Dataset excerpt
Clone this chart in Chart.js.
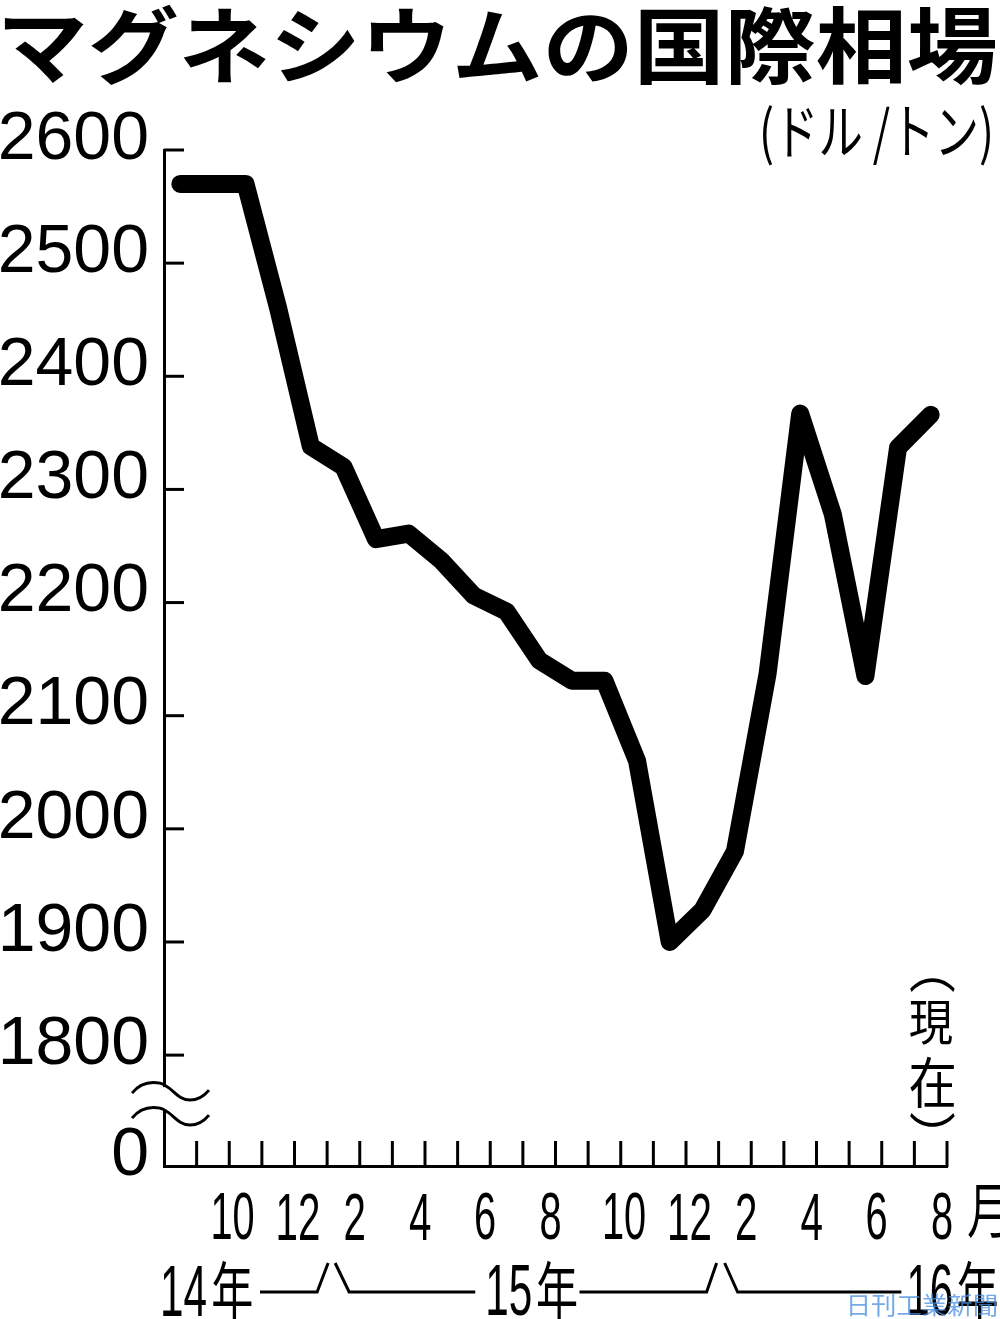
<!DOCTYPE html>
<html lang="ja">
<head>
<meta charset="utf-8">
<title>マグネシウムの国際相場</title>
<script src="https://cdn.jsdelivr.net/npm/chart.js@4"></script>
<style>
  html, body { margin: 0; padding: 0; background: #fff; }
  #wrap { position: relative; width: 1000px; height: 1319px; }
</style>
</head>
<body>
<div id="wrap"><canvas id="chart"></canvas></div>
<script>
  // 月次データ（2014年8月〜2016年7月、ドル/トン）
  const months = ['14/8', '14/9', '14/10', '14/11', '14/12',
    '15/1', '15/2', '15/3', '15/4', '15/5', '15/6', '15/7', '15/8', '15/9', '15/10', '15/11', '15/12',
    '16/1', '16/2', '16/3', '16/4', '16/5', '16/6', '16/7'];
  const prices = [2570, 2570, 2570, 2460, 2338,
    2320, 2256, 2261, 2237, 2206, 2192, 2149, 2131, 2131, 2060, 1900, 1928,
    1980, 2137, 2367, 2278, 2135, 2337, 2366];

  const yTicks = [1800, 1900, 2000, 2100, 2200, 2300, 2400, 2500, 2600];
  const yFloor = 1702;   // 省略線の下端（「0」表示）
  const monthTickLabels = ['10', '12', '2', '4', '6', '8', '10', '12', '2', '4', '6', '8'];
  const yearLabels = ['14年', '15年', '16年'];
  const titleText = 'マグネシウムの国際相場';
  const unitText = '(ドル /トン)';
  const nowText = ['︵', '現', '在', '︶'];
  const creditText = '日刊工業新聞';

  const JP = '"Noto Sans CJK JP", "Noto Sans CJK SC", sans-serif';
  const NUM = '"Liberation Sans", Arial, sans-serif';

  // インク範囲を指定の箱に合わせて描く
  function fitText(ctx, text, font, x0, y0, x1, y1) {
    ctx.save();
    ctx.font = font;
    ctx.textAlign = 'left';
    ctx.textBaseline = 'alphabetic';
    const m = ctx.measureText(text);
    const iw = m.actualBoundingBoxLeft + m.actualBoundingBoxRight;
    const ih = m.actualBoundingBoxAscent + m.actualBoundingBoxDescent;
    ctx.translate(x0, y0);
    ctx.scale((x1 - x0) / iw, (y1 - y0) / ih);
    ctx.fillText(text, m.actualBoundingBoxLeft, m.actualBoundingBoxAscent);
    ctx.restore();
  }

  // 高さ h、横方向に squeeze 倍した文字（下端 bottom）
  function inkText(ctx, text, font, x, bottom, h, squeeze, align) {
    ctx.save();
    ctx.font = font;
    ctx.textAlign = 'left';
    ctx.textBaseline = 'alphabetic';
    const m = ctx.measureText(text);
    const ih = m.actualBoundingBoxAscent + m.actualBoundingBoxDescent;
    const sy = h / ih, sx = sy * squeeze;
    const w = (m.actualBoundingBoxLeft + m.actualBoundingBoxRight) * sx;
    const left = align === 'center' ? x - w / 2 : align === 'right' ? x - w : x;
    ctx.translate(left, bottom);
    ctx.scale(sx, sy);
    ctx.fillText(text, m.actualBoundingBoxLeft, -m.actualBoundingBoxDescent);
    ctx.restore();
    return w;
  }

  function seg(ctx, pts) {
    ctx.beginPath();
    ctx.moveTo(pts[0][0], pts[0][1]);
    for (let i = 1; i < pts.length; i++) ctx.lineTo(pts[i][0], pts[i][1]);
    ctx.stroke();
  }

  const whiteBg = {
    id: 'whiteBg',
    beforeDraw(chart) {
      const ctx = chart.ctx;
      ctx.save();
      ctx.fillStyle = '#fff';
      ctx.fillRect(0, 0, chart.width, chart.height);
      ctx.restore();
    }
  };

  const decor = {
    id: 'decor',
    afterDraw(chart) {
      const ctx = chart.ctx;
      const xs = chart.scales.x, ys = chart.scales.y;
      const area = chart.chartArea;
      const edge = k => xs.getPixelForValue(k - 0.5);   // 月の境目
      ctx.save();
      ctx.strokeStyle = '#000';
      ctx.fillStyle = '#000';
      ctx.lineWidth = 3;
      ctx.lineCap = 'butt';

      // 目盛り（内向き）
      yTicks.forEach(v => {
        const py = ys.getPixelForValue(v);
        seg(ctx, [[area.left, py], [area.left + 20, py]]);
      });
      for (let k = 1; k <= months.length; k++) {
        const px = edge(k);
        seg(ctx, [[px, area.bottom + 1], [px, area.bottom - 25]]);
      }

      // 縦軸の省略記号
      const base = ys.getPixelForValue(1800);
      ctx.fillStyle = '#fff';
      ctx.fillRect(area.left - 4, base + 32, 8, 22);
      ctx.fillStyle = '#000';
      [27, 52].forEach(d => {
        const c = base + d;
        ctx.beginPath();
        ctx.moveTo(132, c + 11);
        ctx.bezierCurveTo(140, c + 1, 150, -1 + c, 160, c + 1);
        ctx.bezierCurveTo(172, c + 4, 177, c + 18, 190, c + 18);
        ctx.bezierCurveTo(198, c + 18, 204, c + 14, 209, c + 8);
        ctx.stroke();
      });

      // 月ラベル
      monthTickLabels.forEach((t, i) => {
        const px = edge((i + 1) * 2) + (t.length > 1 ? 4 : -5);
        inkText(ctx, t, '100px ' + NUM, px, 1240, 47, 0.6, 'center');
      });
      inkText(ctx, '月', '100px ' + JP, 968, 1238, 53, 0.74, 'left');

      // 年ラベルと区切り線
      const yl = 1292, top = 1263;
      const b1 = edge(5), b2 = edge(17);
      const drawYear = (txt, left) => {
        const w = inkText(ctx, txt.slice(0, 2), '100px ' + NUM, left, 1316, 51, 0.58, 'left');
        const w2 = inkText(ctx, txt.slice(2), '100px ' + JP, left + w + 7, 1321, 60, 0.66, 'left');
        return left + w + 7 + w2;
      };
      drawYear(yearLabels[0], area.left - 1);
      const r15 = drawYear(yearLabels[1], edge(10) - 2);
      const l16 = edge(23) - 5;
      drawYear(yearLabels[2], l16);
      seg(ctx, [[260, yl], [b1 - 10, yl], [b1 + 1, top]]);
      seg(ctx, [[b1 + 8, top], [b1 + 22, yl], [edge(10) - 15, yl]]);
      seg(ctx, [[r15 + 3, yl], [b2 - 12, yl], [b2 - 2, top]]);
      seg(ctx, [[b2 + 6, top], [b2 + 19, yl], [l16 - 8, yl]]);

      // タイトル・単位・注記
      fitText(ctx, titleText, '700 100px ' + JP, 5, 4, 995, 85);
      fitText(ctx, unitText, '400 100px ' + JP, 763, 105, 990, 166);
      fitText(ctx, nowText[0], '400 100px ' + JP, 910, 978, 955, 992);
      fitText(ctx, nowText[1], '400 100px ' + JP, 910, 1000, 952, 1044);
      fitText(ctx, nowText[2], '400 100px ' + JP, 910, 1057, 954, 1108);
      fitText(ctx, nowText[3], '400 100px ' + JP, 910, 1113, 955, 1127);
      ctx.fillStyle = 'rgba(70, 140, 225, 0.75)';
      fitText(ctx, creditText, '400 100px ' + JP, 850, 1294, 996, 1316);
      ctx.restore();
    }
  };

  window.onload = () => {
    const ctx = document.getElementById('chart').getContext('2d');
    new Chart(ctx, {
      type: 'line',
      data: {
        labels: months,
        datasets: [{
          data: prices,
          borderColor: '#000',
          borderWidth: 18,
          borderCapStyle: 'round',
          borderJoinStyle: 'round',
          pointRadius: 0,
          fill: false,
          tension: 0
        }]
      },
      options: {
        responsive: true,
        maintainAspectRatio: false,
        animation: false,
        layout: { padding: { top: 150, bottom: 153, right: 53, left: 0 } },
        plugins: { legend: { display: false }, tooltip: { enabled: false }, title: { display: false } },
        scales: {
          x: {
            type: 'category',
            offset: true,
            ticks: { display: false },
            grid: { display: false, drawTicks: false },
            border: { display: true, color: '#000', width: 3 },
            afterFit: s => { s.height = 0; }
          },
          y: {
            min: yFloor,
            max: 2600,
            afterBuildTicks: s => { s.ticks = [yFloor].concat(yTicks).map(v => ({ value: v })); },
            ticks: {
              color: '#000',
              padding: 15,
              labelOffset: -10,
              font: { family: NUM, size: 68 },
              callback: v => (v === yFloor ? '0' : String(v))
            },
            grid: { display: false, drawTicks: false },
            border: { display: true, color: '#000', width: 3 },
            afterFit: s => { s.width = 164; }
          }
        }
      },
      plugins: [whiteBg, decor]
    });
  };
</script>
</body>
</html>
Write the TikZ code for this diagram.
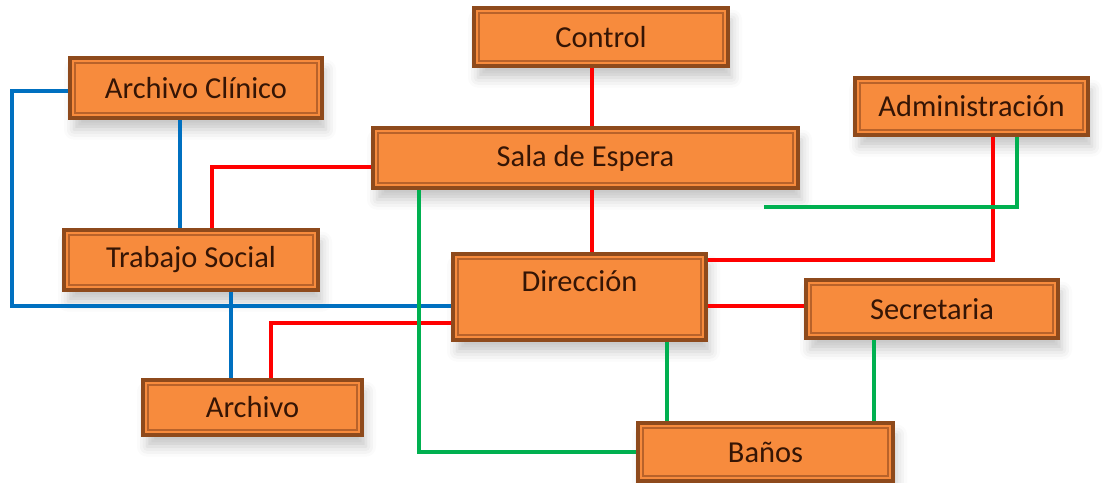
\documentclass[tikz,border=0pt]{standalone}
\usepackage{fontspec}
\setmainfont{Carlito}
\usetikzlibrary{shadows.blur,calc}
\definecolor{boxfill}{HTML}{F78B3D}
\definecolor{boxedge}{HTML}{8E4A1C}
\definecolor{boxinner}{HTML}{B8622A}
\definecolor{boxtxt}{HTML}{351505}
\definecolor{lred}{HTML}{FF0000}
\definecolor{lblue}{HTML}{0070C0}
\definecolor{lgreen}{HTML}{00B050}
\tikzset{
  roombox/.style={rectangle, inner sep=0pt, fill=boxfill, draw=boxedge, line width=2.6pt,
    text=boxtxt, font=\fontsize{26}{30}\selectfont,
    blur shadow={shadow xshift=0.12cm, shadow yshift=-0.35cm, shadow blur radius=0.3cm, shadow opacity=22},
    path picture={\draw[boxinner, line width=1.4pt]
      ($(path picture bounding box.south west)+(5,-5)$) rectangle
      ($(path picture bounding box.north east)+(-5,5)$);}},
  lbl/.style={text=boxtxt, font=\fontsize{26}{30}\selectfont, inner sep=0pt},
  conn/.style={line width=2.6pt, line cap=butt},
  cred/.style={conn, draw=lred},
  cblue/.style={conn, draw=lblue},
  cgreen/.style={conn, draw=lgreen}
}
\begin{document}
\begin{tikzpicture}[x=0.03cm, y=-0.03cm]
\useasboundingbox (0,0) rectangle (1104,483);
% boxes
\node[roombox, minimum width={254*0.03cm}, minimum height={58*0.03cm}] (ctrl) at (601,37) {Control};
\node[roombox, minimum width={252*0.03cm}, minimum height={60*0.03cm}] (ac) at (196,88) {Archivo Clínico};
\node[roombox, minimum width={233*0.03cm}, minimum height={57*0.03cm}] (adm) at (971.5,106.5) {Administración};
\node[roombox, minimum width={425*0.03cm}, minimum height={60*0.03cm}] (sala) at (585.5,158) {Sala de Espera};
\node[roombox, minimum width={254*0.03cm}, minimum height={60*0.03cm}] (ts) at (191,260) {Trabajo Social};
\node[roombox, minimum width={253*0.03cm}, minimum height={86*0.03cm}] (dir) at (579.5,297) {};
\node[lbl] (dirt) at ($(dir.north)+(0,29)$) {Dirección};
\node[roombox, minimum width={252*0.03cm}, minimum height={58*0.03cm}] (sec) at (932,309) {Secretaria};
\node[roombox, minimum width={219*0.03cm}, minimum height={55*0.03cm}] (arch) at (252.5,407.5) {Archivo};
\node[roombox, minimum width={255*0.03cm}, minimum height={58*0.03cm}] (ban) at (765.5,452) {Baños};
\coordinate (gend) at (764,207);
% red connectors
\draw[cred] (ctrl.south -| 592,0) -- (sala.north -| 592,0);
\draw[cred] (sala.south -| 592,0) -- (dir.north -| 592,0);
\draw[cred] (sala.west |- 0,167) -| (ts.north -| 212,0);
\draw[cred] (adm.south -| 993,0) |- (dir.east |- 0,260);
\draw[cred] (dir.east |- 0,306) -- (sec.west |- 0,306);
\draw[cred] (dir.west |- 0,323) -| (arch.north -| 271,0);
% blue connectors
\draw[cblue] (ac.west |- 0,91) -| (12,306) -- (dir.west |- 0,306);
\draw[cblue] (ac.south -| 180,0) -- (ts.north -| 180,0);
\draw[cblue] (ts.south -| 231,0) -- (arch.north -| 231,0);
% green connectors
\draw[cgreen] (sala.south -| 419,0) |- (ban.west |- 0,452);
\draw[cgreen] (adm.south -| 1017,0) |- (gend);
\draw[cgreen] (dir.south -| 667,0) -- (ban.north -| 667,0);
\draw[cgreen] (sec.south -| 874,0) -- (ban.north -| 874,0);
\end{tikzpicture}
\end{document}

__DIRECTIONS__.
Reproduce every line from the entries that holds the word "this".

__ANSWER IN FULL__.
Clone this chart in Chart.js.
Write the TikZ code for this diagram.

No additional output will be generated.